En el dolorido cuerpo de México encontramos dos profundas cicatrices: una, la generada en la piedra de los sacrificios, en donde un sacerdote tenochca, a modo de ofrenda a los dioses, les rompía el pecho a los guerreros enemigos con un afilado cuchillo de obsidiana para extraerles el corazón, mientras la víctima, aterrorizada, exhalaba espantosos gritos de horror. La otra cicatriz, todavía sangrante, se originó en la pira de la Santa Inquisición, en donde quemaban vivos sobre todo a los herejes reacios a someterse a la conquista espiritual de México. Los sótanos de esa siniestra institución eran utilizados para torturar a los infieles y a los idólatras con tal imponer su religión y su hegemonía en el nuevo mundo.

¿Cómo olvidar nuestra infancia como nación si la piedra y el cuchillo, la pira y las flamas forjaron el alma del mexicano? ¿En qué se convierte un pueblo cuando desde sus años más jóvenes invariablemente fue ignorado en su voluntad popular y desconocido en sus pretensiones legales? ¿Cómo será un adulto que en su juventud siempre fue atropellado sin que se le reconocieran sus derechos? Freud sentenciaba aquello de “Infancia es destino.”

No solo fue la piedra de los sacrificios ni la pira inquisitorial lo que formó el carácter y el temperamento nacional. Fueron los jueces del virreinato que pocas veces impartieron justicia; fueron las autoridades civiles que tenían sus ojos puestos en la metrópoli en lugar de ver por el bienestar de la colonia, fue una nación mestiza que nacía a la vida con innumerable cantidad de lastres políticos, educativos, culturales y sociales. Cuando Iturbide llegó al poder en el año de 1822, existían en México 98% de analfabetos, dado que la educación había privilegiado únicamente a los criollos, a los hijos de los burócratas de alto rango, a los del clero y a los máximos jerarcas del ejército y de la aristocracia. 

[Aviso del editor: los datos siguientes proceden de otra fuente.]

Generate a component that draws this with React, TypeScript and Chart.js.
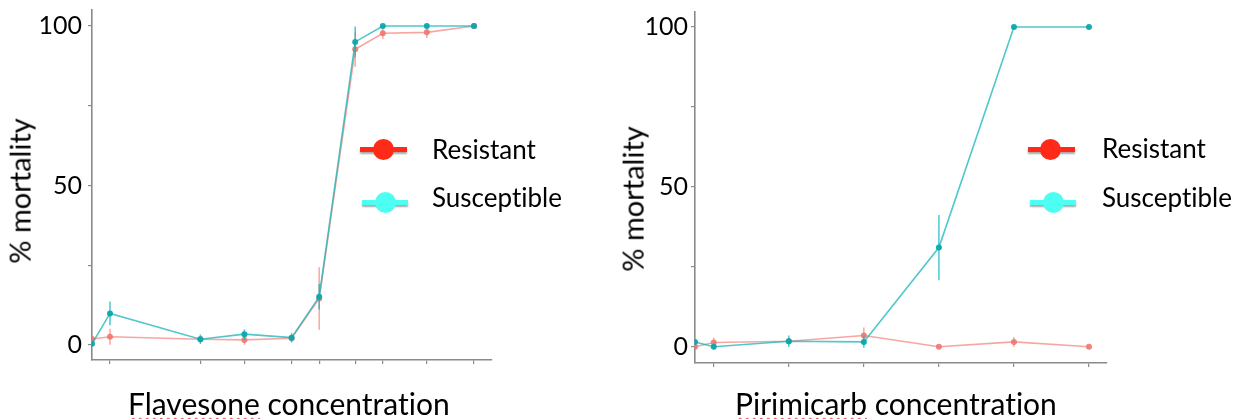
import React, { useEffect, useRef } from 'react';
import { Chart, registerables } from 'chart.js';

Chart.register(...registerables);

// ---------- Data ----------
// Flavesone panel (x = position of concentration on an unlabeled axis)
const flavesoneDose = [0, 0.45, 2.71, 3.81, 4.99, 5.68, 6.58, 7.27, 8.37, 9.55];
const flavesoneResistant = [1.9, 2.6, 1.8, 1.6, 2.1, 14.6, 92.7, 97.7, 98.0, 100];
const flavesoneResistantErr = [0.8, 2.5, 1.0, 1.5, 1.0, 9.8, 5.5, 1.8, 1.8, 0];
const flavesoneSusceptible = [0.4, 9.9, 1.8, 3.4, 2.3, 15.1, 95.0, 100, 100, 100];
const flavesoneSusceptibleErr = [0.5, 3.7, 1.5, 1.5, 1.5, 4.0, 4.8, 0, 0, 0];

// Pirimicarb panel
const pirimicarbDose = [0, 0.25, 1.25, 2.25, 3.25, 4.25, 5.25];
const pirimicarbResistant = [0, 1.3, 1.7, 3.5, 0, 1.5, 0];
const pirimicarbResistantErr = [0.5, 1.5, 1.0, 2.5, 0, 1.5, 0];
const pirimicarbSusceptible = [1.5, 0, 1.7, 1.5, 31.0, 100, 100];
const pirimicarbSusceptibleErr = [0.5, 0.5, 1.8, 1.8, 10.2, 0, 0];

const yTicks = [0, 25, 50, 75, 100];
const yTickLabels = ['0', '', '50', '', '100'];
const seriesNames = ['Resistant', 'Susceptible'];
const xTitles = ['Flavesone concentration', 'Pirimicarb concentration'];
const yTitle = '% mortality';

// ---------- Styles ----------
const RED_LINE = 'rgba(243,128,122,0.7)';
const RED_PT = 'rgba(238,120,114,0.9)';
const CYAN_LINE = 'rgba(20,180,186,0.75)';
const CYAN_PT = 'rgba(10,168,174,0.95)';
const AXIS = '#8a8a8a';
const LEG_RED = '#ff2a18';
const LEG_CYAN = '#4dfff2';
const FONT = 'Lato, "Open Sans", sans-serif';

const errorBarPlugin = {
  id: 'errorBars',
  beforeDatasetDraw(chart: any, args: any) {
    const ds: any = chart.data.datasets[args.index];
    const errs: number[] = ds.errors;
    if (!errs) return;
    const xs = chart.scales.x;
    const ys = chart.scales.y;
    const ctx = chart.ctx;
    ctx.save();
    ctx.strokeStyle = ds.borderColor;
    ctx.lineWidth = 1.5;
    ds.data.forEach((pt: any, i: number) => {
      const e = errs[i];
      if (!e) return;
      const px = xs.getPixelForValue(pt.x);
      ctx.beginPath();
      ctx.moveTo(px, ys.getPixelForValue(pt.y - e));
      ctx.lineTo(px, ys.getPixelForValue(pt.y + e));
      ctx.stroke();
    });
    ctx.restore();
  },
};

type PanelCfg = {
  dose: number[];
  res: number[];
  resErr: number[];
  sus: number[];
  susErr: number[];
  xMax: number;
  yMin: number;
  yMax: number;
  yAxisWidth: number;
  xAxisHeight: number;
  padTop: number;
  padRight: number;
  tickPad: number;
};

function makeConfig(p: PanelCfg): any {
  const mk = (vals: number[]) => p.dose.map((x, i) => ({ x, y: vals[i] }));
  return {
    type: 'line',
    data: {
      datasets: [
        {
          label: seriesNames[0],
          data: mk(p.res),
          errors: p.resErr,
          borderColor: RED_LINE,
          backgroundColor: RED_PT,
          pointBackgroundColor: RED_PT,
          pointRadius: 3,
          pointBorderWidth: 0,
          borderWidth: 1.6,
          tension: 0,
          order: 1,
        },
        {
          label: seriesNames[1],
          data: mk(p.sus),
          errors: p.susErr,
          borderColor: CYAN_LINE,
          backgroundColor: CYAN_PT,
          pointBackgroundColor: CYAN_PT,
          pointRadius: 3,
          pointBorderWidth: 0,
          borderWidth: 1.6,
          tension: 0,
          order: 0,
        },
      ],
    },
    options: {
      responsive: false,
      animation: false,
      layout: { padding: { left: 0, right: p.padRight, top: p.padTop, bottom: 0 } },
      plugins: { legend: { display: false }, tooltip: { enabled: false } },
      scales: {
        x: {
          type: 'linear',
          min: 0,
          max: p.xMax,
          afterBuildTicks: (s: any) => {
            s.ticks = p.dose.slice(1).map((v) => ({ value: v }));
          },
          ticks: { display: false },
          grid: { drawOnChartArea: false, drawTicks: true, tickLength: 4, color: AXIS, lineWidth: 1.2 },
          border: { display: true, color: AXIS, width: 1.6 },
          afterFit: (s: any) => {
            s.height = p.xAxisHeight;
            s.paddingLeft = 0;
            s.paddingRight = 0;
          },
        },
        y: {
          type: 'linear',
          min: p.yMin,
          max: p.yMax,
          afterBuildTicks: (s: any) => {
            s.ticks = yTicks.map((v) => ({ value: v }));
          },
          ticks: {
            autoSkip: false,
            callback: (v: number) => {
              const i = yTicks.indexOf(v);
              return i >= 0 ? yTickLabels[i] : '';
            },
            font: { family: FONT, size: 25 },
            color: '#000',
            padding: p.tickPad,
          },
          grid: { drawOnChartArea: false, drawTicks: true, tickLength: 4, color: AXIS, lineWidth: 1.2 },
          border: { display: true, color: AXIS, width: 1.6 },
          afterFit: (s: any) => {
            s.width = p.yAxisWidth;
            s.paddingTop = 0;
            s.paddingBottom = 0;
          },
        },
      },
    },
    plugins: [errorBarPlugin],
  };
}

function Panel({ cfg, left, width }: { cfg: PanelCfg; left: number; width: number }) {
  const ref = useRef<HTMLCanvasElement>(null);
  useEffect(() => {
    const chart = new Chart(ref.current as HTMLCanvasElement, makeConfig(cfg));
    return () => chart.destroy();
  }, []);
  return (
    <canvas
      ref={ref}
      width={width}
      height={419}
      style={{ position: 'absolute', left, top: 0, width, height: 419 }}
    />
  );
}

function LegendItem({
  color,
  lineLeft,
  lineWidth,
  cx,
  cy,
  textLeft,
  textTop,
  label,
}: {
  color: string;
  lineLeft: number;
  lineWidth: number;
  cx: number;
  cy: number;
  textLeft: number;
  textTop: number;
  label: string;
}) {
  return (
    <>
      <div
        style={{
          position: 'absolute',
          left: lineLeft,
          top: cy - 2.5,
          width: lineWidth,
          height: 5,
          background: color,
          boxShadow: '0 2px 2px rgba(0,0,0,0.35)',
        }}
      />
      <div
        style={{
          position: 'absolute',
          left: cx - 10.5,
          top: cy - 10.5,
          width: 21,
          height: 21,
          borderRadius: '50%',
          background: color,
        }}
      />
      <div
        style={{
          position: 'absolute',
          left: textLeft,
          top: textTop,
          fontFamily: FONT,
          fontSize: 26,
          lineHeight: '26px',
          color: '#000',
          whiteSpace: 'nowrap',
          fontVariantLigatures: 'none',
        }}
      >
        {label}
      </div>
    </>
  );
}

function YTitle({ cx, cy }: { cx: number; cy: number }) {
  return (
    <div
      style={{
        position: 'absolute',
        left: cx,
        top: cy,
        transform: 'translate(-50%, -50%) rotate(-90deg)',
        fontFamily: FONT,
        fontSize: 29,
        lineHeight: 1.2,
        whiteSpace: 'nowrap',
        color: '#000',
        fontVariantLigatures: 'none',
      }}
    >
      {yTitle}
    </div>
  );
}

function XTitle({ left, text }: { left: number; text: string }) {
  const sp = text.indexOf(' ');
  const first = text.slice(0, sp);
  const rest = text.slice(sp);
  return (
    <div
      style={{
        position: 'absolute',
        left,
        top: 385,
        fontFamily: FONT,
        fontSize: 30,
        lineHeight: '36px',
        whiteSpace: 'nowrap',
        color: '#000',
        fontVariantLigatures: 'none',
      }}
    >
      <span
        style={{
          textDecorationLine: 'underline',
          textDecorationStyle: 'wavy',
          textDecorationColor: '#e8413a',
          textDecorationThickness: '1px',
          textUnderlineOffset: '2px',
        }}
      >
        {first}
      </span>
      {rest}
    </div>
  );
}

const leftCfg: PanelCfg = {
  dose: flavesoneDose,
  res: flavesoneResistant,
  resErr: flavesoneResistantErr,
  sus: flavesoneSusceptible,
  susErr: flavesoneSusceptibleErr,
  xMax: 10,
  yMin: -4.7,
  yMax: 105,
  yAxisWidth: 92,
  xAxisHeight: 59,
  padTop: 10,
  padRight: 108,
  tickPad: 6,
};

const rightCfg: PanelCfg = {
  dose: pirimicarbDose,
  res: pirimicarbResistant,
  resErr: pirimicarbResistantErr,
  sus: pirimicarbSusceptible,
  susErr: pirimicarbSusceptibleErr,
  xMax: 5.49,
  yMin: -5.1,
  yMax: 104.7,
  yAxisWidth: 95,
  xAxisHeight: 56,
  padTop: 12,
  padRight: 134,
  tickPad: 3,
};

export default function App() {
  return (
    <div
      style={{
        position: 'fixed',
        left: 0,
        top: 0,
        width: 1241,
        height: 419,
        overflow: 'hidden',
        background: '#fff',
      }}
    >
      <Panel cfg={leftCfg} left={0} width={600} />
      <Panel cfg={rightCfg} left={600} width={641} />

      <YTitle cx={20} cy={191} />
      <YTitle cx={633} cy={199} />

      <XTitle left={128} text={xTitles[0]} />
      <XTitle left={735} text={xTitles[1]} />

      <LegendItem color={LEG_RED} lineLeft={360} lineWidth={47} cx={383} cy={149} textLeft={432} textTop={136} label={seriesNames[0]} />
      <LegendItem color={LEG_CYAN} lineLeft={362} lineWidth={46} cx={385} cy={202} textLeft={432} textTop={184} label={seriesNames[1]} />
      <LegendItem color={LEG_RED} lineLeft={1028} lineWidth={47} cx={1050} cy={149} textLeft={1102} textTop={135} label={seriesNames[0]} />
      <LegendItem color={LEG_CYAN} lineLeft={1030} lineWidth={46} cx={1053} cy={202} textLeft={1102} textTop={184} label={seriesNames[1]} />
    </div>
  );
}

¿A dónde va una nación con 98% de analfabetos, tal y como se daba en los años de la colonia española? ¿Qué podíamos esperar de un sistema de impartición de justicia, o sea, de las instrucciones provenientes de la península que comenzaban en su proemio con un “Obedézcase pero no se cumpla.”?

Dos herencias negativas, entre otras tantas positivas, destacan después de 300 años de dominación española: el autoritarismo que se extiende hasta nuestros días y la corrupción, una de nuestras más enraizadas instituciones, que se remontan a los años del virreinato, cuando un estado monolítico y acaparador, defensor a ultranza de un régimen de privilegios, proponía la venta de títulos, cargos, puestos, concesiones, autorizaciones y canonjías de todo tipo a cambio de dinero. En síntesis, las facultades del Estado se remataban al mejor postor ignorando, por supuesto, las normas vigentes, tal y como acontece, con algunas notables excepciones, hasta nuestros días.

¿Síntesis? Si se desearan resumir en este apretado espacio los obstáculos históricos a los que nos enfrentamos, encontraríamos el autoritarismo español, la organización ineficiente del aparato productivo, la petrificación social, las guerras e invasiones, la iglesia retardataria de la contra-reforma, el contubernio de poderes políticos, la inexistencia de una democracia, la corrupción y la monopolización por parte del Estado del proyecto educativo ante una sociedad indolente que despreciaba los peligros de la ignorancia y del analfabetismo y que cerró las puertas a la Ilustración, al Enciclopedismo y a los Derechos Universales del Hombre. ¿Cómo olvidar a un Santa Anna que volvió 11 veces al poder?

¿Acaso López Obrador no es un fiel representante del autoritarismo español, como lo era Porfirio o Chávez o Trujillo o Videla o Banzer o Somoza, o lo es Ortega o Maduro o Díaz Canel, etc.? ¿AMLO actualizó el aparato productivo, desmanteló la petrificación social, luchó en contra del contubernio de poderes políticos, fortaleció nuestra democracia, extirpó la corrupción, modernizó el proyecto educativo de una nación de reprobados? ¡No! AMLO, según lo hubiera definido Echeverría, es un “emisario del pasado”, un presidente con mentalidad caciquil que no entendió la importancia de construir un México moderno sacudiéndonos los lastres de nuestra historia. Infancia no es destino, por supuesto que podemos cambiar nuestro destino, sólo que López Obrador llegó para arrancarnos las costras de nuestras cicatrices.